### What you need to do:
Bring together all lines of the material below that contain the string "this".

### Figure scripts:

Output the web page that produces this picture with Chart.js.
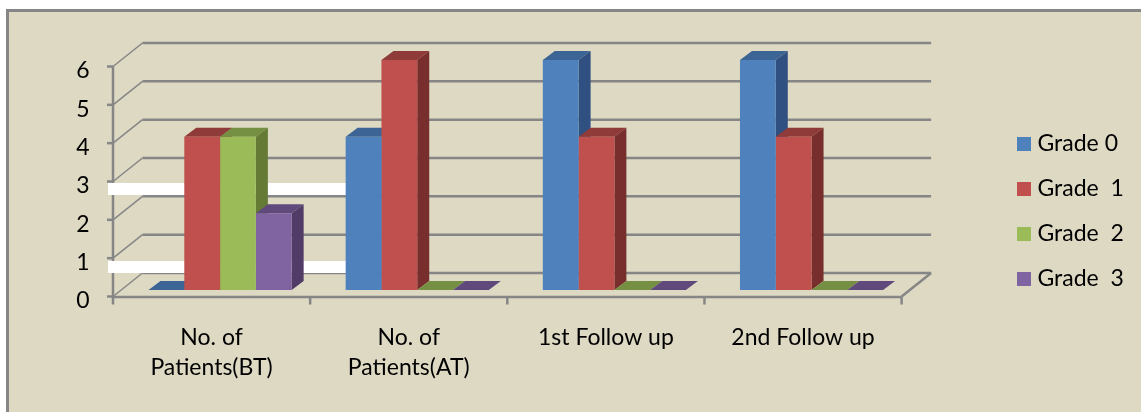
<!DOCTYPE html>
<html>
<head>
<meta charset="utf-8">
<title>Grades by visit</title>
<script src="https://cdn.jsdelivr.net/npm/chart.js@4/dist/chart.umd.min.js"></script>
<style>
  html, body { margin: 0; padding: 0; background: #fff; }
  #frame { position: absolute; left: 6px; top: 9px; width: 1135px; height: 403px; box-sizing: border-box;
           background: #DDD9C3; border-left: 3px solid #868686; border-top: 3px solid #868686; }
  #wrap { position: absolute; left: 0; top: 0; width: 1141px; height: 412px; }
</style>
</head>
<body>
<div id="frame"></div>
<div id="wrap"><canvas id="chart" width="1141" height="412"></canvas></div>
<script>
// --- Data ---
const categories = [["No. of", "Patients(BT)"], ["No. of", "Patients(AT)"], "1st Follow up", "2nd Follow up"];
const grade0 = [0, 4, 6, 6];
const grade1 = [4, 6, 4, 4];
const grade2 = [4, 0, 0, 0];
const grade3 = [2, 0, 0, 0];
const seriesNames = ["Grade 0", "Grade  1", "Grade  2", "Grade  3"];
const yTicks = [0, 1, 2, 3, 4, 5, 6];

// --- Colours: front, top face, side face ---
const frontColors = ["#4F81BD", "#C0504D", "#9BBB59", "#8064A2"];
const topColors = ["#3C6494", "#8E3B39", "#758F43", "#60497B"];
const sideColors = ["#2F5080", "#772E2C", "#647A35", "#513C68"];

// --- Fake 3D offsets, measured from the bars' plane ---
const FRONT = { x: -8.5, y: 6.5 };
const BACK = { x: 21, y: -17 };
const DEPTH = { x: 12, y: -9 };
const GRID = "#868686";

function line(ctx, x1, y1, x2, y2) {
  ctx.beginPath();
  ctx.moveTo(x1, y1);
  ctx.lineTo(x2, y2);
  ctx.stroke();
}

function face(ctx, color, pts) {
  ctx.fillStyle = color;
  ctx.beginPath();
  pts.forEach((p, i) => i ? ctx.lineTo(p[0], p[1]) : ctx.moveTo(p[0], p[1]));
  ctx.closePath();
  ctx.fill();
}

const wallsPlugin = {
  id: "walls",
  beforeDatasetsDraw(chart) {
    const { ctx, scales: { x, y } } = chart;
    const left = x.left, right = x.right;
    ctx.save();

    // back wall, side wall, floor
    ctx.strokeStyle = GRID;
    ctx.lineWidth = 2.5;
    yTicks.forEach(v => {
      const py = y.getPixelForValue(v);
      line(ctx, left + BACK.x, py + BACK.y, right + BACK.x, py + BACK.y);
      ctx.lineWidth = 1.5;
      line(ctx, left + FRONT.x, py + FRONT.y, left + BACK.x, py + BACK.y);
      ctx.lineWidth = 2.5;
      line(ctx, left + FRONT.x - 6, py + FRONT.y, left + FRONT.x, py + FRONT.y);
    });
    const y0 = y.getPixelForValue(0);
    const y6 = y.getPixelForValue(6);
    line(ctx, left + FRONT.x, y6 + FRONT.y, left + FRONT.x, y0 + FRONT.y);
    line(ctx, left + FRONT.x, y0 + FRONT.y + 0.5, right + FRONT.x, y0 + FRONT.y + 0.5);
    line(ctx, right + FRONT.x, y0 + FRONT.y, right + BACK.x, y0 + BACK.y);
    for (let i = 0; i <= categories.length; i++) {
      const px = left + FRONT.x + i * (right - left) / categories.length;
      line(ctx, px, y0 + FRONT.y, px, y0 + FRONT.y + 8);
    }

    // the two white bands across the left of the wall
    ctx.fillStyle = "#fff";
    ctx.fillRect(108, 183, 238, 12);
    ctx.fillRect(108, 261, 238, 12);

    // top and side faces, series by series; the flat fronts go on after all of them
    chart.getSortedVisibleDatasetMetas().sort((a, b) => a.index - b.index).forEach(meta => {
      const i = meta.index;
      meta.data.forEach(bar => {
        const l = bar.x - bar.width / 2, r = bar.x + bar.width / 2;
        const t = bar.y, b = bar.base;
        face(ctx, topColors[i], [[l, t], [l + DEPTH.x, t + DEPTH.y], [r + DEPTH.x, t + DEPTH.y], [r, t]]);
        if (b > t) {
          face(ctx, sideColors[i], [[r, t], [r + DEPTH.x, t + DEPTH.y], [r + DEPTH.x, b + DEPTH.y], [r, b]]);
        }
      });
    });
    ctx.restore();
  },
  // the legend is moved clear of the plot, where the original has it
  afterLayout(chart) {
    const lg = chart.legend;
    const w = lg.right - lg.left;
    lg.left = 1000;
    lg.right = 1000 + w;
    lg.top = 110.5;
  }
};

const seriesValues = [grade0, grade1, grade2, grade3];
const FONT = { family: "Lato", size: 23 };

new Chart(document.getElementById("chart"), {
  type: "bar",
  data: {
    labels: categories,
    datasets: seriesValues.map((vals, i) => ({
      label: seriesNames[i],
      data: vals,
      backgroundColor: frontColors[i],
      borderWidth: 0,
      categoryPercentage: 0.726,
      barPercentage: 1
    }))
  },
  options: {
    responsive: false,
    animation: false,
    layout: { padding: { top: 60, right: 97, bottom: 0, left: 0 } },
    plugins: {
      tooltip: { enabled: false },
      legend: {
        position: "right",
        align: "start",
        labels: {
          color: "#000",
          font: FONT,
          boxWidth: 4,
          boxHeight: 4,
          padding: 22,
          // thick stroke round a small box: keeps the text close to the swatch
          generateLabels: c => Chart.defaults.plugins.legend.labels.generateLabels(c).map(it =>
            ({ ...it, lineWidth: 10, strokeStyle: it.fillStyle }))
        }
      }
    },
    scales: {
      x: {
        grid: { display: false },
        border: { display: false },
        ticks: { color: "#000", font: { ...FONT, lineHeight: 1.3 }, padding: 25, labelOffset: -8.5, maxRotation: 0 },
        afterFit: s => { s.height = 412 - 290; }
      },
      y: {
        min: 0,
        max: 6,
        grid: { display: false },
        border: { display: false },
        ticks: { color: "#000", font: FONT, stepSize: 1, padding: 24, labelOffset: 11 },
        afterFit: s => { s.width = 121.5; }
      }
    }
  },
  plugins: [wallsPlugin]
});
</script>
</body>
</html>
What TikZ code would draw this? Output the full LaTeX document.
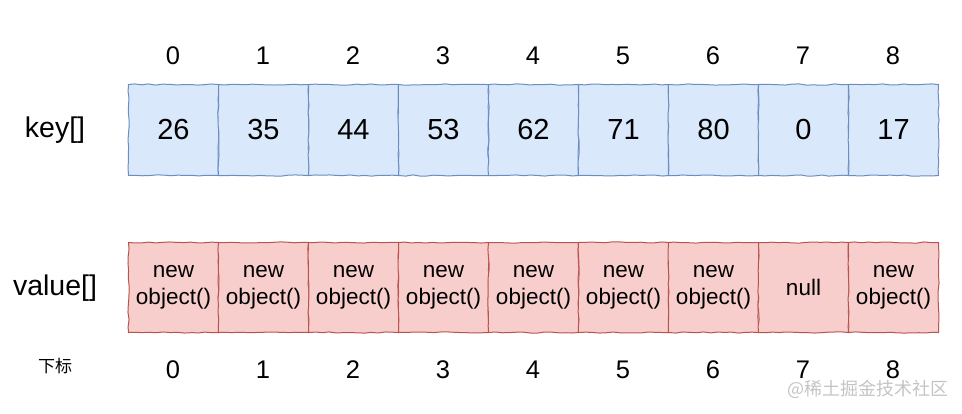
\documentclass[tikz,border=0pt]{standalone}
\usepackage{fontspec}
\setmainfont{Liberation Sans}
\newfontfamily\cjk{Noto Sans CJK SC}
\usetikzlibrary{decorations.pathmorphing}
\definecolor{kfill}{HTML}{DAE8FC}
\definecolor{kline}{HTML}{6C8EBF}
\definecolor{vfill}{HTML}{F8CECC}
\definecolor{vline}{HTML}{B85450}
\definecolor{wmark}{HTML}{C4C4C4}
\pgfmathsetseed{7}
\tikzset{
  sketchy/.style={decorate, decoration={random steps, segment length=7pt, amplitude=0.6pt}},
  keycell/.style={sketchy, draw=kline, fill=kfill, line width=1pt, minimum width=90pt, minimum height=91pt, inner sep=0pt, anchor=north west, font=\fontsize{29}{34}\selectfont},
  valcell/.style={sketchy, draw=vline, fill=vfill, line width=1pt, minimum width=90pt, minimum height=90pt, inner sep=0pt, anchor=north west, align=center, font=\fontsize{22.5}{27}\selectfont},
  idx/.style={font=\fontsize{25.5}{30}\selectfont, inner sep=0pt},
  rowlabel/.style={font=\fontsize{28.5}{32}\selectfont, inner sep=0pt},
}
\begin{document}
\begin{tikzpicture}[x=1pt, y=-1pt]
\useasboundingbox (0,0) rectangle (962,413);
% key cells
\foreach \v [count=\i from 0] in {26,35,44,53,62,71,80,0,17} {
  \node[keycell] (k\i) at (128+90*\i, 84) {\v};
  \node[idx] (t\i) at (173+90*\i, 56) {\i};
}
% value cells
\foreach \v [count=\i from 0] in {new\\object(),new\\object(),new\\object(),new\\object(),new\\object(),new\\object(),new\\object(),null,new\\object()} {
  \node[valcell] (v\i) at (128+90*\i, 242) {\v};
  \node[idx] (b\i) at (173+90*\i, 370) {\i};
}
\node[rowlabel] (keylbl) at (55,130) {key[]};
\node[rowlabel] (vallbl) at (55,288) {value[]};
\node[font=\cjk\fontsize{17}{20}\selectfont, inner sep=0pt] (sub) at (55,366) {下标};
\node[font=\cjk\fontsize{18}{21}\selectfont, text=wmark, inner sep=0pt] (wm) at (868,389) {@稀土掘金技术社区};
\end{tikzpicture}
\end{document}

### Task result:
Output the web page that produces this picture with Chart.js.
What TikZ code would draw this? Output the full LaTeX document.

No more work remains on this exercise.